-- Given exercise --
Repeat the data that follows, word for word, without the images.

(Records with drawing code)
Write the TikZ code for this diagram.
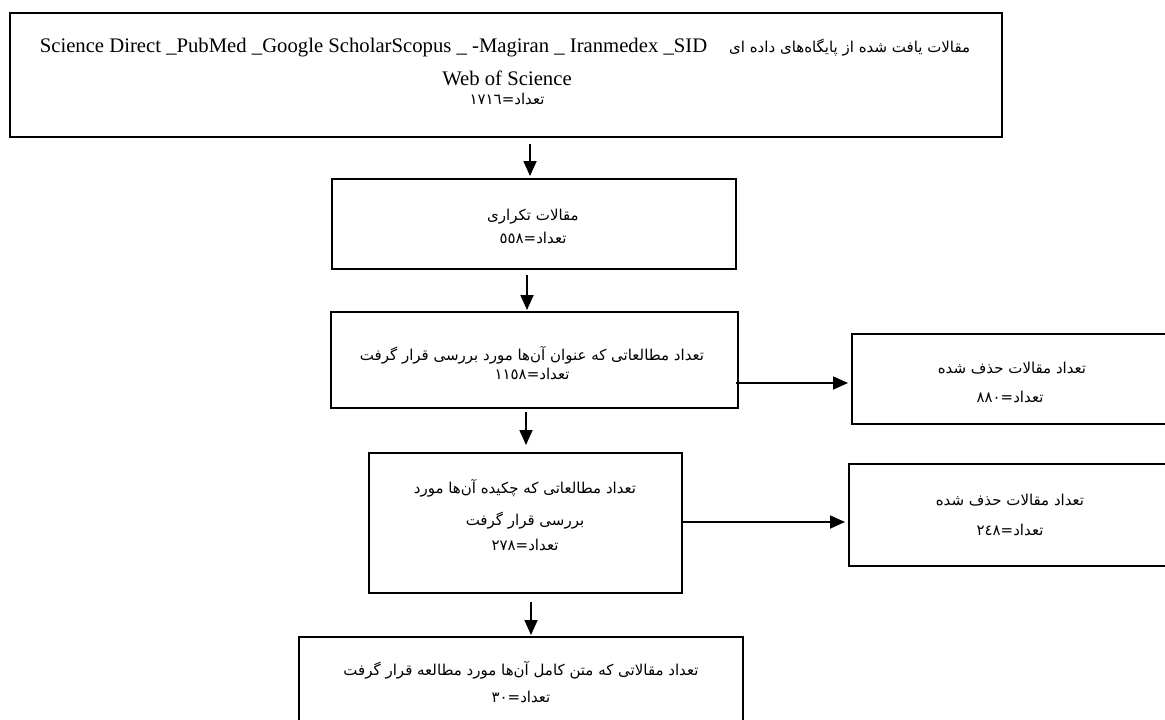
\documentclass[tikz,border=0pt]{standalone}
\usepackage{fontspec}
\setmainfont{Liberation Serif}
\newfontfamily\arabicfont[Script=Arabic]{DejaVu Sans}
\TeXXeTstate=1
\usetikzlibrary{arrows.meta}
\newcommand{\fa}[1]{{\arabicfont\fontsize{15}{18}\selectfont\beginR #1\endR}}
\newcommand{\cnt}[1]{{\arabicfont\fontsize{15}{18}\selectfont #1\kern0pt=\kern0pt}\fa{تعداد}}
\newcommand{\latinsize}{\fontsize{20.7}{24}\selectfont}
\tikzset{
  box/.style={draw, line width=1.8pt, rectangle, anchor=north west, inner sep=0pt},
  arr/.style={line width=1.8pt, -{Triangle[length=15pt,width=13pt]}},
  txt/.style={anchor=base, inner sep=0pt}
}
\begin{document}
\begin{tikzpicture}[x=1pt,y=-1pt]
\useasboundingbox (0,0) rectangle (1165,720);
\fill[white] (0,0) rectangle (1165,720);
\clip (0,0) rectangle (1165,720);
% boxes
\node[box, minimum width=992pt, minimum height=124pt] (top) at (9,12) {};
\node[box, minimum width=404pt, minimum height=90pt] (b2) at (331,178) {};
\node[box, minimum width=407pt, minimum height=96pt] (b3) at (330,311) {};
\node[box, minimum width=330pt, minimum height=90pt] (r1) at (851,333) {};
\node[box, minimum width=313pt, minimum height=140pt] (b4) at (368,452) {};
\node[box, minimum width=330pt, minimum height=102pt] (r2) at (848,463) {};
\node[box, minimum width=444pt, minimum height=110pt] (b5) at (298,636) {};
% texts
\node[txt] (t1) at (505,52) {\latinsize Science Direct \_PubMed \_Google ScholarScopus \_ -Magiran \_ Iranmedex \_SID\hspace{22pt}\fa{مقالات یافت شده از پایگاه‌های داده ای}};
\node[txt] (t2) at (507,85) {\latinsize Web of Science};
\node[txt] (t3) at (507,104) {\cnt{١٧١٦}};
\node[txt] (t4) at (533,220) {\fa{مقالات تکراری}};
\node[txt] (t5) at (533,243) {\cnt{٥٥٨}};
\node[txt] (t6) at (532,360) {\fa{تعداد مطالعاتی که عنوان آن‌ها مورد بررسی قرار گرفت}};
\node[txt] (t7) at (532,379) {\cnt{١١٥٨}};
\node[txt] (t8) at (1012,373) {\fa{تعداد مقالات حذف شده}};
\node[txt] (t9) at (1010,402) {\cnt{٨٨٠}};
\node[txt] (t10) at (525,493) {\fa{تعداد مطالعاتی که چکیده آن‌ها مورد}};
\node[txt] (t11) at (525,525) {\fa{بررسی قرار گرفت}};
\node[txt] (t12) at (525,550) {\cnt{٢٧٨}};
\node[txt] (t13) at (1010,505) {\fa{تعداد مقالات حذف شده}};
\node[txt] (t14) at (1010,535) {\cnt{٢٤٨}};
\node[txt] (t15) at (521,675) {\fa{تعداد مقالاتی که  متن کامل آن‌ها مورد مطالعه قرار گرفت}};
\node[txt] (t16) at (521,702) {\cnt{٣٠}};
% connector coordinates
\coordinate (ax1) at (530,0);
\coordinate (ax2) at (527,0);
\coordinate (ax3) at (526,0);
\coordinate (ax4) at (531,0);
\coordinate (ry1) at (0,383);
\coordinate (ry2) at (0,522);
% connectors
\draw[arr, shorten <=6pt, shorten >=2pt] (top.south -| ax1) -- (b2.north -| ax1);
\draw[arr, shorten <=5pt, shorten >=1pt] (b2.south -| ax2) -- (b3.north -| ax2);
\draw[arr, shorten <=3pt, shorten >=7pt] (b3.south -| ax3) -- (b4.north -| ax3);
\draw[arr, shorten <=8pt, shorten >=1pt] (b4.south -| ax4) -- (b5.north -| ax4);
\draw[arr, shorten <=-3pt, shorten >=3pt] (b3.east |- ry1) -- (r1.west |- ry1);
\draw[arr, shorten >=3pt] (b4.east |- ry2) -- (r2.west |- ry2);
\end{tikzpicture}
\end{document}
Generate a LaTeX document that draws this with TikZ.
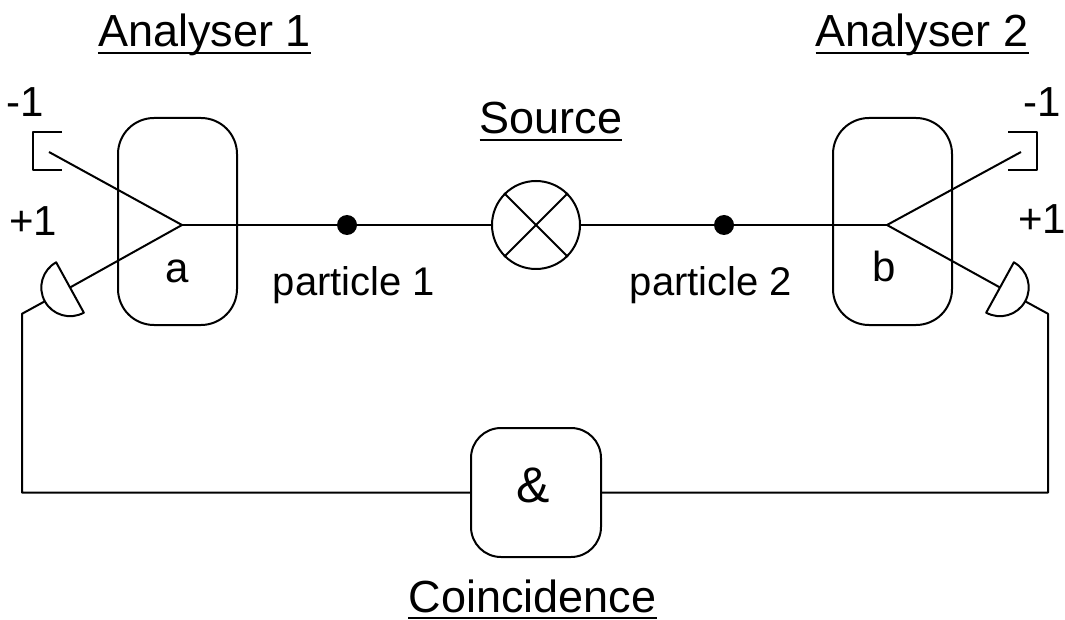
\documentclass[tikz,border=0pt]{standalone}
\usepackage{fontspec}
\setmainfont{Liberation Sans}
\begin{document}
\begin{tikzpicture}[x=1pt,y=-1pt,line join=round,
  wire/.style={line width=2pt},
  analyser/.style={draw,line width=2pt,rounded corners=36pt,minimum width=119pt,minimum height=207pt,inner sep=0pt},
  andbox/.style={draw,line width=2pt,rounded corners=30pt,minimum width=130pt,minimum height=129pt,inner sep=0pt},
  head/.style={font=\fontsize{45}{54}\selectfont,inner sep=0pt,anchor=base},
  lbl/.style={font=\fontsize{42}{50}\selectfont,inner sep=0pt,anchor=base},
  plbl/.style={font=\fontsize{40}{48}\selectfont,inner sep=0pt,anchor=base},
  ul/.style={line width=2.4pt},
  dot/.style={circle,fill=black,minimum size=20pt,inner sep=0pt},
  src/.style={circle,draw,line width=2pt,minimum size=88pt,inner sep=0pt}]
\useasboundingbox (0,0) rectangle (1065,620);

% boxes
\node[analyser] (A) at (177.5,221.5) {};
\node[analyser] (B) at (892.5,221.5) {};
\node[andbox] (C) at (536,492.5) {};
\node[src] (S) at (536,225) {};
\draw[wire] (S.45) -- (S.225) (S.135) -- (S.315);
\node[dot] (p1) at (347,225) {};
\node[dot] (p2) at (724,225) {};

% vertices and detector points
\coordinate (va) at (182,225);
\coordinate (vb) at (887,225);
\coordinate (ma) at (49,152);
\coordinate (mb) at (1021,152);
\coordinate (da) at (70,287.5);
\coordinate (db) at (1000,287.5);
\coordinate (ea) at (44.8,301.3);
\coordinate (eb) at (1025.2,301.3);
\coordinate (ka) at (22,313.8);
\coordinate (kb) at (1048,313.8);

% beam lines
\draw[wire] (va) -- (S.west);
\draw[wire] (S.east) -- (vb);
\draw[wire] (va) -- (ma);
\draw[wire] (va) -- (da);
\draw[wire] (vb) -- (mb);
\draw[wire] (vb) -- (db);

% -1 brackets
\draw[wire] (62,132) -- (33,132) -- (33,170) -- (62,170);
\draw[wire] (1008,132) -- (1037,132) -- (1037,170) -- (1008,170);

% +1 detectors
\draw[wire] (da) ++(61.2:28.7) arc[start angle=61.2,end angle=241.2,radius=28.7] -- cycle;
\draw[wire] (db) ++(-61.2:28.7) arc[start angle=-61.2,end angle=118.8,radius=28.7] -- cycle;

% coincidence wiring
\draw[wire] (ea) -- (ka) |- (C.west);
\draw[wire] (eb) -- (kb) |- (C.east);

% labels
\node[head] (t1) at (204.5,47) {Analyser 1};
\node[head] (t2) at (922,47) {Analyser 2};
\node[head] (t3) at (551,134) {Source};
\node[head] (t4) at (532.5,612) {Coincidence};
\foreach \n in {t1,t2,t3,t4}
  \draw[ul] ([yshift=-6pt]\n.base west) -- ([yshift=-6pt]\n.base east);

\node[lbl] (m1) at (25,117) {-1};
\node[lbl] (m2) at (1042,117) {-1};
\node[lbl] (q1) at (33,236) {+1};
\node[lbl] (q2) at (1042,234) {+1};
\node[lbl] (la) at (177.5,283) {a};
\node[lbl] (lb) at (884,281) {b};
\node[plbl] (pl1) at (354,295) {particle 1};
\node[plbl] (pl2) at (711,295) {particle 2};
\node[font=\fontsize{50}{60}\selectfont,inner sep=0pt,anchor=base] (amp) at (533,502) {\&};
\end{tikzpicture}
\end{document}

-- Solution for this task --
Write the TikZ code for this diagram.
\documentclass[tikz,border=0pt]{standalone}
\usepackage{fontspec}
\setmainfont{Liberation Serif}
\newfontfamily\arabicfont[Script=Arabic]{DejaVu Sans}
\TeXXeTstate=1
\usetikzlibrary{arrows.meta}
\newcommand{\fa}[1]{{\arabicfont\fontsize{15}{18}\selectfont\beginR #1\endR}}
\newcommand{\cnt}[1]{{\arabicfont\fontsize{15}{18}\selectfont #1\kern0pt=\kern0pt}\fa{تعداد}}
\newcommand{\latinsize}{\fontsize{20.7}{24}\selectfont}
\tikzset{
  box/.style={draw, line width=1.8pt, rectangle, anchor=north west, inner sep=0pt},
  arr/.style={line width=1.8pt, -{Triangle[length=15pt,width=13pt]}},
  txt/.style={anchor=base, inner sep=0pt}
}
\begin{document}
\begin{tikzpicture}[x=1pt,y=-1pt]
\useasboundingbox (0,0) rectangle (1165,720);
\fill[white] (0,0) rectangle (1165,720);
\clip (0,0) rectangle (1165,720);
% boxes
\node[box, minimum width=992pt, minimum height=124pt] (top) at (9,12) {};
\node[box, minimum width=404pt, minimum height=90pt] (b2) at (331,178) {};
\node[box, minimum width=407pt, minimum height=96pt] (b3) at (330,311) {};
\node[box, minimum width=330pt, minimum height=90pt] (r1) at (851,333) {};
\node[box, minimum width=313pt, minimum height=140pt] (b4) at (368,452) {};
\node[box, minimum width=330pt, minimum height=102pt] (r2) at (848,463) {};
\node[box, minimum width=444pt, minimum height=110pt] (b5) at (298,636) {};
% texts
\node[txt] (t1) at (505,52) {\latinsize Science Direct \_PubMed \_Google ScholarScopus \_ -Magiran \_ Iranmedex \_SID\hspace{22pt}\fa{مقالات یافت شده از پایگاه‌های داده ای}};
\node[txt] (t2) at (507,85) {\latinsize Web of Science};
\node[txt] (t3) at (507,104) {\cnt{١٧١٦}};
\node[txt] (t4) at (533,220) {\fa{مقالات تکراری}};
\node[txt] (t5) at (533,243) {\cnt{٥٥٨}};
\node[txt] (t6) at (532,360) {\fa{تعداد مطالعاتی که عنوان آن‌ها مورد بررسی قرار گرفت}};
\node[txt] (t7) at (532,379) {\cnt{١١٥٨}};
\node[txt] (t8) at (1012,373) {\fa{تعداد مقالات حذف شده}};
\node[txt] (t9) at (1010,402) {\cnt{٨٨٠}};
\node[txt] (t10) at (525,493) {\fa{تعداد مطالعاتی که چکیده آن‌ها مورد}};
\node[txt] (t11) at (525,525) {\fa{بررسی قرار گرفت}};
\node[txt] (t12) at (525,550) {\cnt{٢٧٨}};
\node[txt] (t13) at (1010,505) {\fa{تعداد مقالات حذف شده}};
\node[txt] (t14) at (1010,535) {\cnt{٢٤٨}};
\node[txt] (t15) at (521,675) {\fa{تعداد مقالاتی که  متن کامل آن‌ها مورد مطالعه قرار گرفت}};
\node[txt] (t16) at (521,702) {\cnt{٣٠}};
% connector coordinates
\coordinate (ax1) at (530,0);
\coordinate (ax2) at (527,0);
\coordinate (ax3) at (526,0);
\coordinate (ax4) at (531,0);
\coordinate (ry1) at (0,383);
\coordinate (ry2) at (0,522);
% connectors
\draw[arr, shorten <=6pt, shorten >=2pt] (top.south -| ax1) -- (b2.north -| ax1);
\draw[arr, shorten <=5pt, shorten >=1pt] (b2.south -| ax2) -- (b3.north -| ax2);
\draw[arr, shorten <=3pt, shorten >=7pt] (b3.south -| ax3) -- (b4.north -| ax3);
\draw[arr, shorten <=8pt, shorten >=1pt] (b4.south -| ax4) -- (b5.north -| ax4);
\draw[arr, shorten <=-3pt, shorten >=3pt] (b3.east |- ry1) -- (r1.west |- ry1);
\draw[arr, shorten >=3pt] (b4.east |- ry2) -- (r2.west |- ry2);
\end{tikzpicture}
\end{document}
Generate a LaTeX document that draws this with TikZ.
\documentclass[tikz,border=0pt]{standalone}
\usepackage{fontspec}
\setmainfont{Liberation Sans}
\begin{document}
\begin{tikzpicture}[x=1pt,y=-1pt,line join=round,
  wire/.style={line width=2pt},
  analyser/.style={draw,line width=2pt,rounded corners=36pt,minimum width=119pt,minimum height=207pt,inner sep=0pt},
  andbox/.style={draw,line width=2pt,rounded corners=30pt,minimum width=130pt,minimum height=129pt,inner sep=0pt},
  head/.style={font=\fontsize{45}{54}\selectfont,inner sep=0pt,anchor=base},
  lbl/.style={font=\fontsize{42}{50}\selectfont,inner sep=0pt,anchor=base},
  plbl/.style={font=\fontsize{40}{48}\selectfont,inner sep=0pt,anchor=base},
  ul/.style={line width=2.4pt},
  dot/.style={circle,fill=black,minimum size=20pt,inner sep=0pt},
  src/.style={circle,draw,line width=2pt,minimum size=88pt,inner sep=0pt}]
\useasboundingbox (0,0) rectangle (1065,620);

% boxes
\node[analyser] (A) at (177.5,221.5) {};
\node[analyser] (B) at (892.5,221.5) {};
\node[andbox] (C) at (536,492.5) {};
\node[src] (S) at (536,225) {};
\draw[wire] (S.45) -- (S.225) (S.135) -- (S.315);
\node[dot] (p1) at (347,225) {};
\node[dot] (p2) at (724,225) {};

% vertices and detector points
\coordinate (va) at (182,225);
\coordinate (vb) at (887,225);
\coordinate (ma) at (49,152);
\coordinate (mb) at (1021,152);
\coordinate (da) at (70,287.5);
\coordinate (db) at (1000,287.5);
\coordinate (ea) at (44.8,301.3);
\coordinate (eb) at (1025.2,301.3);
\coordinate (ka) at (22,313.8);
\coordinate (kb) at (1048,313.8);

% beam lines
\draw[wire] (va) -- (S.west);
\draw[wire] (S.east) -- (vb);
\draw[wire] (va) -- (ma);
\draw[wire] (va) -- (da);
\draw[wire] (vb) -- (mb);
\draw[wire] (vb) -- (db);

% -1 brackets
\draw[wire] (62,132) -- (33,132) -- (33,170) -- (62,170);
\draw[wire] (1008,132) -- (1037,132) -- (1037,170) -- (1008,170);

% +1 detectors
\draw[wire] (da) ++(61.2:28.7) arc[start angle=61.2,end angle=241.2,radius=28.7] -- cycle;
\draw[wire] (db) ++(-61.2:28.7) arc[start angle=-61.2,end angle=118.8,radius=28.7] -- cycle;

% coincidence wiring
\draw[wire] (ea) -- (ka) |- (C.west);
\draw[wire] (eb) -- (kb) |- (C.east);

% labels
\node[head] (t1) at (204.5,47) {Analyser 1};
\node[head] (t2) at (922,47) {Analyser 2};
\node[head] (t3) at (551,134) {Source};
\node[head] (t4) at (532.5,612) {Coincidence};
\foreach \n in {t1,t2,t3,t4}
  \draw[ul] ([yshift=-6pt]\n.base west) -- ([yshift=-6pt]\n.base east);

\node[lbl] (m1) at (25,117) {-1};
\node[lbl] (m2) at (1042,117) {-1};
\node[lbl] (q1) at (33,236) {+1};
\node[lbl] (q2) at (1042,234) {+1};
\node[lbl] (la) at (177.5,283) {a};
\node[lbl] (lb) at (884,281) {b};
\node[plbl] (pl1) at (354,295) {particle 1};
\node[plbl] (pl2) at (711,295) {particle 2};
\node[font=\fontsize{50}{60}\selectfont,inner sep=0pt,anchor=base] (amp) at (533,502) {\&};
\end{tikzpicture}
\end{document}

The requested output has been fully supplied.